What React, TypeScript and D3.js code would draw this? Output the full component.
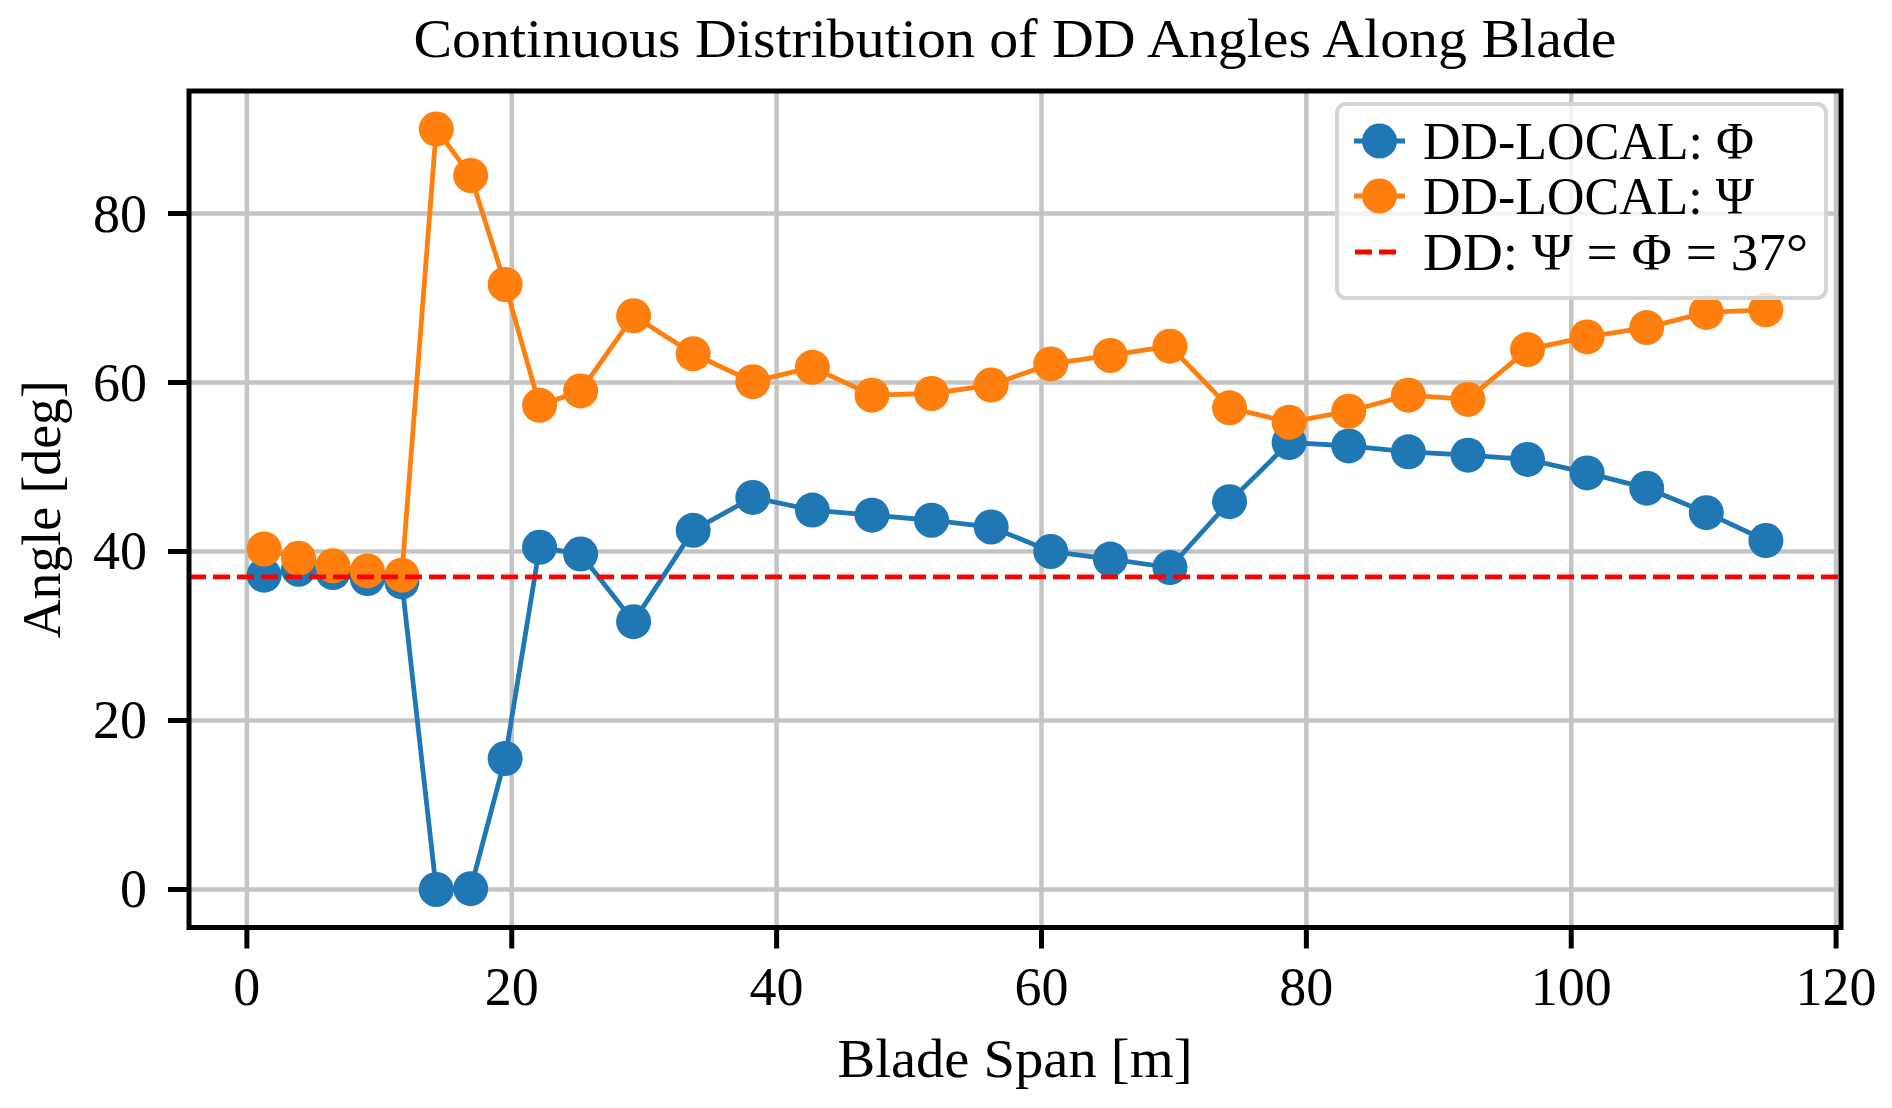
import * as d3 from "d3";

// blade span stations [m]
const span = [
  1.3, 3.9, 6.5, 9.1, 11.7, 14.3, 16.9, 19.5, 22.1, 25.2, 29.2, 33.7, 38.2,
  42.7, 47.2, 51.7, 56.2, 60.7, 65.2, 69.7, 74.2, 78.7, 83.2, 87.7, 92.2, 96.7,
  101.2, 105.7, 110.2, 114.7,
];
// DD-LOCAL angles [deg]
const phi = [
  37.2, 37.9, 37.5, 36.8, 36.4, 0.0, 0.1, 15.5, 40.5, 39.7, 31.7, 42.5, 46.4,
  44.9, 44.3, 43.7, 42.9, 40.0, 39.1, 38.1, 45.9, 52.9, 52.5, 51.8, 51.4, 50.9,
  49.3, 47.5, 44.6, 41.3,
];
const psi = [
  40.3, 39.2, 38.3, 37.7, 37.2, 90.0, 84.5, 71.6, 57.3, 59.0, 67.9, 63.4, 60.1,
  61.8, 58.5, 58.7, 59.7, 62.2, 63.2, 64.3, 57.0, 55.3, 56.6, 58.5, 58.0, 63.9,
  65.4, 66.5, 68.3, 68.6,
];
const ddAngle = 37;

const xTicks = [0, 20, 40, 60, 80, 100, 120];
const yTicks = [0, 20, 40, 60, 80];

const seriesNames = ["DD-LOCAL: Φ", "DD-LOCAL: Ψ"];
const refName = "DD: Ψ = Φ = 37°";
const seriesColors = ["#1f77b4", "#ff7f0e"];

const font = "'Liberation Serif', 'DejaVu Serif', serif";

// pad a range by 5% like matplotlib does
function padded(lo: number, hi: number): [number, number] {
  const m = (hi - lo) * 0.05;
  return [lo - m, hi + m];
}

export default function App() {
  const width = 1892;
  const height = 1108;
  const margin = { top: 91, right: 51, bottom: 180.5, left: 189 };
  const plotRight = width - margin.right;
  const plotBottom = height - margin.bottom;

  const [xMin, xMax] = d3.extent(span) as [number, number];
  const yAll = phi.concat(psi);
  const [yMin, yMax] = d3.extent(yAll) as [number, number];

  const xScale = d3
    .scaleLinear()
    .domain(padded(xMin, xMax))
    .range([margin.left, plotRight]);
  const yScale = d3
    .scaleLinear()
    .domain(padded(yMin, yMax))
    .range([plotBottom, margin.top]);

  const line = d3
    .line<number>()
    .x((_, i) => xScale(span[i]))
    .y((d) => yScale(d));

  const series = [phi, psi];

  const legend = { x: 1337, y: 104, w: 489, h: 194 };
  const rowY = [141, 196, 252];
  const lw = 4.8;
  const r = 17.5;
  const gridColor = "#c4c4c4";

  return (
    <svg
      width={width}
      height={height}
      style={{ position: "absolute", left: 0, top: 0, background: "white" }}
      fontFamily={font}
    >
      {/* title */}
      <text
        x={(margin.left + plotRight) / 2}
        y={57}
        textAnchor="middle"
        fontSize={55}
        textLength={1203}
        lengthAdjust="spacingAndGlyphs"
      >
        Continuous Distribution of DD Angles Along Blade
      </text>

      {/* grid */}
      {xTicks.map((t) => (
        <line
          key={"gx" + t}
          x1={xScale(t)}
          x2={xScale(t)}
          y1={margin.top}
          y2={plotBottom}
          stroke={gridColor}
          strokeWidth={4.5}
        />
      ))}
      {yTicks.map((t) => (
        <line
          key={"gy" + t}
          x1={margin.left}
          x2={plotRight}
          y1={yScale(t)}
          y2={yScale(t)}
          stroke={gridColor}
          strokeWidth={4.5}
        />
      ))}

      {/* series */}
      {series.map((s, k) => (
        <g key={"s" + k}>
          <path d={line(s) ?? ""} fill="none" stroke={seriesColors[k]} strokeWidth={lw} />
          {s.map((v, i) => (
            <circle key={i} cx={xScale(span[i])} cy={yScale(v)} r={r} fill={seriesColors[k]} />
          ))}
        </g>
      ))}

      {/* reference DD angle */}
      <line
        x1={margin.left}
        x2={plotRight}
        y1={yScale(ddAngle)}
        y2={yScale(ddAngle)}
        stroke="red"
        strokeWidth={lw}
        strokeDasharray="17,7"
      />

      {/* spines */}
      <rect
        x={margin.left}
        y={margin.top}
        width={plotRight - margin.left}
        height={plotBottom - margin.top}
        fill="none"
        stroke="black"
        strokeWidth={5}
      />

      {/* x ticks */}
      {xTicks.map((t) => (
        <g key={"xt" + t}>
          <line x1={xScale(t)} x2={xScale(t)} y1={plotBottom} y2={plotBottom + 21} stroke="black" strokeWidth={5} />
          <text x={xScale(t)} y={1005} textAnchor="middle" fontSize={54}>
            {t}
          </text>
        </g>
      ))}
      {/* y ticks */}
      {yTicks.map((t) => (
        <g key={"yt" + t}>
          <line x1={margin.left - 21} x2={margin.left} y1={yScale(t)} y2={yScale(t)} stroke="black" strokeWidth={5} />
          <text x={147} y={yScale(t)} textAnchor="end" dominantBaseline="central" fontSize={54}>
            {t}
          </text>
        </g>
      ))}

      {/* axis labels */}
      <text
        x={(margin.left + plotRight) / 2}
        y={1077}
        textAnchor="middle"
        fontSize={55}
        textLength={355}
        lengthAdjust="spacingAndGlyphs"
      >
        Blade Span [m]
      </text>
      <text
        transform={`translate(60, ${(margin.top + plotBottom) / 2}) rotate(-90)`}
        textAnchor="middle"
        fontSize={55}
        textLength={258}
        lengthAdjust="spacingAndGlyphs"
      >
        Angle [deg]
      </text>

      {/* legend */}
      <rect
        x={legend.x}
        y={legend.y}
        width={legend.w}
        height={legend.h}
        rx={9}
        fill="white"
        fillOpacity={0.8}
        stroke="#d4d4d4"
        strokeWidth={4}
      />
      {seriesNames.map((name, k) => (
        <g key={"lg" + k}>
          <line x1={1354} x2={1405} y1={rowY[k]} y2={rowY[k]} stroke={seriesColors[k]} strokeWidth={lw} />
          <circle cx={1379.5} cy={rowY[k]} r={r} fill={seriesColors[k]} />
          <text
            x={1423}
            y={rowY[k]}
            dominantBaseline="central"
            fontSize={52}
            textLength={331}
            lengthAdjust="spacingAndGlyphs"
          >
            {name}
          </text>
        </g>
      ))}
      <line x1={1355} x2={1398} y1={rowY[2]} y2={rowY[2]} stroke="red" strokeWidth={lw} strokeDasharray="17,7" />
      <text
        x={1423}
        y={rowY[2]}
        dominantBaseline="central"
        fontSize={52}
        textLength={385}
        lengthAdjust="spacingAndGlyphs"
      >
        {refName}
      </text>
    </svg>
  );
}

* * *

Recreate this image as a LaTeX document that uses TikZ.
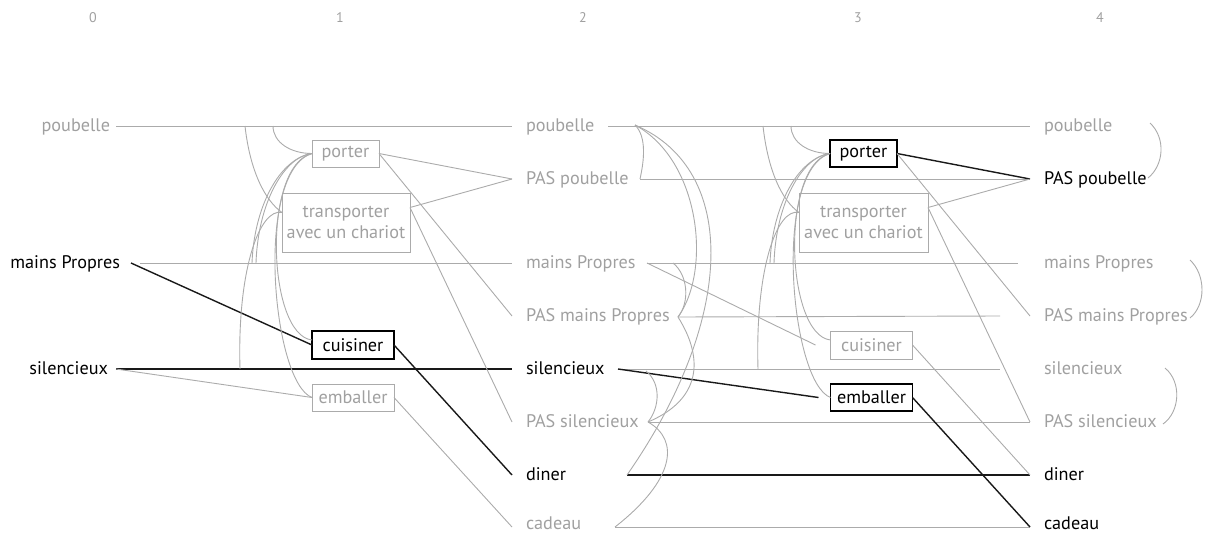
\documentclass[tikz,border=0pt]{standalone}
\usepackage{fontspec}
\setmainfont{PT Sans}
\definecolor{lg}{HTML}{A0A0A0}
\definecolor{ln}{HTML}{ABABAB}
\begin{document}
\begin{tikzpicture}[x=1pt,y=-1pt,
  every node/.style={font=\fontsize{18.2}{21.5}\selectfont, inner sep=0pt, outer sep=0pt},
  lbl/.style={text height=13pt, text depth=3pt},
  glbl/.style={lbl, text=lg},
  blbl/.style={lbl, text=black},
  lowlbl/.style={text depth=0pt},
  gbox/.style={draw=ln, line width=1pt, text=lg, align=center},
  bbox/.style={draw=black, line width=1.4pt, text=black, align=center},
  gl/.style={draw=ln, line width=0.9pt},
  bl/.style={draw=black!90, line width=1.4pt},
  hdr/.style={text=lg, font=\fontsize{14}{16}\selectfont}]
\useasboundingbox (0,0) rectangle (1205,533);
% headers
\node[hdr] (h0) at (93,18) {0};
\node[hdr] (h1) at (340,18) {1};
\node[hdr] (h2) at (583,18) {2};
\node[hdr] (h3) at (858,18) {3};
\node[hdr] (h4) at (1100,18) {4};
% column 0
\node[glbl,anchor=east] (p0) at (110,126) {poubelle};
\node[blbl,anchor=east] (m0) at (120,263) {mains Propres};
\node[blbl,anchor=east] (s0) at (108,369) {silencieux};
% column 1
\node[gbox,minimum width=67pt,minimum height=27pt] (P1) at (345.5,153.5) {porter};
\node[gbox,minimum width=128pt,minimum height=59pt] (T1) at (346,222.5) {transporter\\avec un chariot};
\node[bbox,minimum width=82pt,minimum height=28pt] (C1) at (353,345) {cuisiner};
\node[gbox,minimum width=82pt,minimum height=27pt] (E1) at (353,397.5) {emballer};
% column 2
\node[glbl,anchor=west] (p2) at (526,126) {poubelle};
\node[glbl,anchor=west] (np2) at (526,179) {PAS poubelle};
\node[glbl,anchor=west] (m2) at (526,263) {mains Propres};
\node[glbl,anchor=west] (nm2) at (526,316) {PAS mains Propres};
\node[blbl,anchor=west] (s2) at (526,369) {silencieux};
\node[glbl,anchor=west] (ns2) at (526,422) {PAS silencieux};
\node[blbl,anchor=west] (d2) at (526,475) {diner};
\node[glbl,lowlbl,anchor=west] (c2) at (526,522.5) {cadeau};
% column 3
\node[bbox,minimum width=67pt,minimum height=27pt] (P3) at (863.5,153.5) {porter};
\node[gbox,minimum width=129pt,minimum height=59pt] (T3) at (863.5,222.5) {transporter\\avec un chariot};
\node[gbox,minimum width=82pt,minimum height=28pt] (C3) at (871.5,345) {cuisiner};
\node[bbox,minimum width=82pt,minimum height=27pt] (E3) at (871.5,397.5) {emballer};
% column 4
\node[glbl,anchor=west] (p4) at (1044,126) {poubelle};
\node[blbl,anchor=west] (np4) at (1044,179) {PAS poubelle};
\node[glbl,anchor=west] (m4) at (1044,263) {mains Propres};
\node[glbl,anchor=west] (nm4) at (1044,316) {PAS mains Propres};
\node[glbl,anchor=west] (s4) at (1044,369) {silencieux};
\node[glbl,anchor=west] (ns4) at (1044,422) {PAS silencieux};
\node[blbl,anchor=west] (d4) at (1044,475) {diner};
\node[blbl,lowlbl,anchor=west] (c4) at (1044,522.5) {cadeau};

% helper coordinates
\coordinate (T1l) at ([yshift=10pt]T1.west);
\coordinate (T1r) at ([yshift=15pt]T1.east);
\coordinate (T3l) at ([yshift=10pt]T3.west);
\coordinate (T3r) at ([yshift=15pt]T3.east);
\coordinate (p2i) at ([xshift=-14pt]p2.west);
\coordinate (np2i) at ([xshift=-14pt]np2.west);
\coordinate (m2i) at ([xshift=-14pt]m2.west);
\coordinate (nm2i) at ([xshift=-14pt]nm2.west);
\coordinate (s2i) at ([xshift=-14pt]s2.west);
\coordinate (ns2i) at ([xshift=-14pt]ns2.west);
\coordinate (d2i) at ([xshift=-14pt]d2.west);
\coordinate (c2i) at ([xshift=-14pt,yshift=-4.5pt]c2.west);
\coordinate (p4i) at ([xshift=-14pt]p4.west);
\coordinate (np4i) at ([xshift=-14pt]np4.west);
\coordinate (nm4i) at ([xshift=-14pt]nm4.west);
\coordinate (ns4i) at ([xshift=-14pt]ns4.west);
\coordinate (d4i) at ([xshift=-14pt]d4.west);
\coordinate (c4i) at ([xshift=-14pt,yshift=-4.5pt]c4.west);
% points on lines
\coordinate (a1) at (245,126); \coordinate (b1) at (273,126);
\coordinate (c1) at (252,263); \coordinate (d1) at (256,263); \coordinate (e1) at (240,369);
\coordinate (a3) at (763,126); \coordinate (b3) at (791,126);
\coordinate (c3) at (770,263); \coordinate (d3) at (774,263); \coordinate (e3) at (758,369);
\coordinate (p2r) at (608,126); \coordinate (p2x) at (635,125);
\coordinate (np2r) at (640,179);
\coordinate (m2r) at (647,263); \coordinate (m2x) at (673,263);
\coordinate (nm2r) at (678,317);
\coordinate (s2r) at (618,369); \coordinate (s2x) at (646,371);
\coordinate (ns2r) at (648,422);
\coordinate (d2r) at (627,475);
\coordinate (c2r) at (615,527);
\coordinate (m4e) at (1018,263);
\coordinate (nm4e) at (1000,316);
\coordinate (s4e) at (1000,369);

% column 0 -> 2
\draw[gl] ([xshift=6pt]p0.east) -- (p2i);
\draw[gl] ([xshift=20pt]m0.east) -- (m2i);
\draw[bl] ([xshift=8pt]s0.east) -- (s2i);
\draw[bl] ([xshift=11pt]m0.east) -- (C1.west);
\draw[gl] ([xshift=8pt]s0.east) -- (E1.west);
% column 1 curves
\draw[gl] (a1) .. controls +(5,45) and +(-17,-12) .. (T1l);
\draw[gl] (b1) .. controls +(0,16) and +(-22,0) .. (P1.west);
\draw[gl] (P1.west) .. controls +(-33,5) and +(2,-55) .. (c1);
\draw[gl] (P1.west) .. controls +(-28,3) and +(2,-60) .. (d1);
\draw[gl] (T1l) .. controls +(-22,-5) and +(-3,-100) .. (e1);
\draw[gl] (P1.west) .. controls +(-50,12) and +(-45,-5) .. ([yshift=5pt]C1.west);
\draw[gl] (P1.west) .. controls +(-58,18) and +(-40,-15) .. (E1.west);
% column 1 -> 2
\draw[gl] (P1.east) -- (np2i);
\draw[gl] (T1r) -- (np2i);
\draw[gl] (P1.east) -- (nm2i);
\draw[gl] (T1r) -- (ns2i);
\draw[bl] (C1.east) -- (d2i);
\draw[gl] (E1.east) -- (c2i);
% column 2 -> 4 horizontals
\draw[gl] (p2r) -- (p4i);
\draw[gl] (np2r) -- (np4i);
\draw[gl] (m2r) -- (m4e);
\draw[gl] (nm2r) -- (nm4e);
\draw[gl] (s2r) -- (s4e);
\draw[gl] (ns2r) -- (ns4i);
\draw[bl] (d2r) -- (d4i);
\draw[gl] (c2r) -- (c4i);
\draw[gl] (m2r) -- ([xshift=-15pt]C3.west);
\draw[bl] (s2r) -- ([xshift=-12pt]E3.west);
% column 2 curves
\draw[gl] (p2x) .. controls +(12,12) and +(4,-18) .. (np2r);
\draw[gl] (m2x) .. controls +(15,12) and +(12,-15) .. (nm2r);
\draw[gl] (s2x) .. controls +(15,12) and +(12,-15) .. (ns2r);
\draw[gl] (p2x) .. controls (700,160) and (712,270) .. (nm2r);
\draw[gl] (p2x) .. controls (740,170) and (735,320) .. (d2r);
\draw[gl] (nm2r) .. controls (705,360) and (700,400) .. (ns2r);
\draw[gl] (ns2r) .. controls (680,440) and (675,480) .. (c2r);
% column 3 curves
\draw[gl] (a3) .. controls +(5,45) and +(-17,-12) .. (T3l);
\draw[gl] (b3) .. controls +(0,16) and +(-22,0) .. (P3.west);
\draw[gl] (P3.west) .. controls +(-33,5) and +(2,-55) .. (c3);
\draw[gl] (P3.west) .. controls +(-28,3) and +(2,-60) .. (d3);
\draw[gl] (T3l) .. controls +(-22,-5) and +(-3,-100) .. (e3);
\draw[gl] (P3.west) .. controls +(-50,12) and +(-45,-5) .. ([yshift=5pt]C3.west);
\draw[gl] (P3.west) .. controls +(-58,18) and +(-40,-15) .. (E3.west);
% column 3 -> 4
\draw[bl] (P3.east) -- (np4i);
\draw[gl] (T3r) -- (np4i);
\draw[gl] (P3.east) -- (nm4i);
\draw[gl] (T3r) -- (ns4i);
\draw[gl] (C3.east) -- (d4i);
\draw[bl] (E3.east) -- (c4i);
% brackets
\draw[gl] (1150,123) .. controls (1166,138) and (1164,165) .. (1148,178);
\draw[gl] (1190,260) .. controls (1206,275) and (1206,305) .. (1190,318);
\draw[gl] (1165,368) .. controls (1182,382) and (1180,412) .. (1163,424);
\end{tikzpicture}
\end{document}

...

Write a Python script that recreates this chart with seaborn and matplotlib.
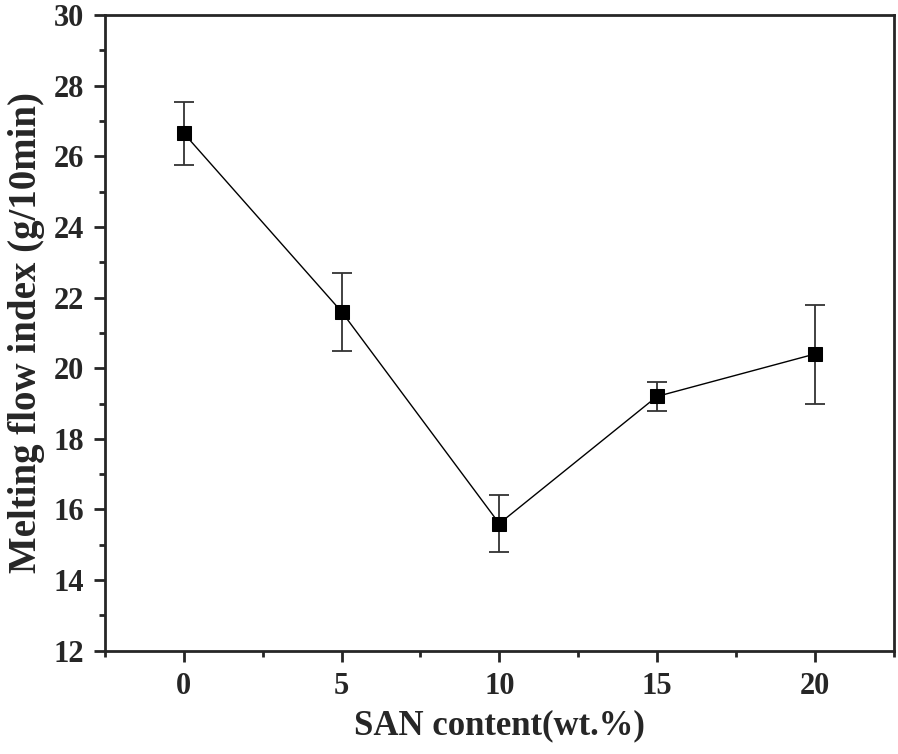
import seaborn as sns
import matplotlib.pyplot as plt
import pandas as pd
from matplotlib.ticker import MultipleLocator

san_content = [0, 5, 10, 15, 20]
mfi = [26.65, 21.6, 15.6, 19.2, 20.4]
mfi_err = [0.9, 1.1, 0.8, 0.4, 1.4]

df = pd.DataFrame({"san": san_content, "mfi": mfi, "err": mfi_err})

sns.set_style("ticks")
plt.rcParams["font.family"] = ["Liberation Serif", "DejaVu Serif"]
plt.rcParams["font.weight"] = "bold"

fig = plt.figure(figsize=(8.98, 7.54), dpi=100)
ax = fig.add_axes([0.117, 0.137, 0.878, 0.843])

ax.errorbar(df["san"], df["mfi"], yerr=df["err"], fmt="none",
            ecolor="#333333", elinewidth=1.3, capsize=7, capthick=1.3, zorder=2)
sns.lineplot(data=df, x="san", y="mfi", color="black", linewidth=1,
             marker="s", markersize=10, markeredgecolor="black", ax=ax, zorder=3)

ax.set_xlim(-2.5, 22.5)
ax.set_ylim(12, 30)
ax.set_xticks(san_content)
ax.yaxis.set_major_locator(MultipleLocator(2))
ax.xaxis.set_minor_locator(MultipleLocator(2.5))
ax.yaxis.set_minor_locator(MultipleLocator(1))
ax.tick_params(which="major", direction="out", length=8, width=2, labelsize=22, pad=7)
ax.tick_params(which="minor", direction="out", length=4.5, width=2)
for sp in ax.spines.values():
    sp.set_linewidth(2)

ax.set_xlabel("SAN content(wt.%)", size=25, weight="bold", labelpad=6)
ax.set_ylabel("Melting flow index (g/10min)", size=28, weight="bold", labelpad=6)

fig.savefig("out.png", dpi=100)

Exercise details. Start at the line above containing "Write a Python" and stop at the line containing "ax = fig.add_axes([0.117, 0.137, 0.878, 0.843])": print those lines and everything between them exactly, but not the pictures.

Answer in full.
Write a Python script that recreates this chart with seaborn and matplotlib.
import seaborn as sns
import matplotlib.pyplot as plt
import pandas as pd
from matplotlib.ticker import MultipleLocator

san_content = [0, 5, 10, 15, 20]
mfi = [26.65, 21.6, 15.6, 19.2, 20.4]
mfi_err = [0.9, 1.1, 0.8, 0.4, 1.4]

df = pd.DataFrame({"san": san_content, "mfi": mfi, "err": mfi_err})

sns.set_style("ticks")
plt.rcParams["font.family"] = ["Liberation Serif", "DejaVu Serif"]
plt.rcParams["font.weight"] = "bold"

fig = plt.figure(figsize=(8.98, 7.54), dpi=100)
ax = fig.add_axes([0.117, 0.137, 0.878, 0.843])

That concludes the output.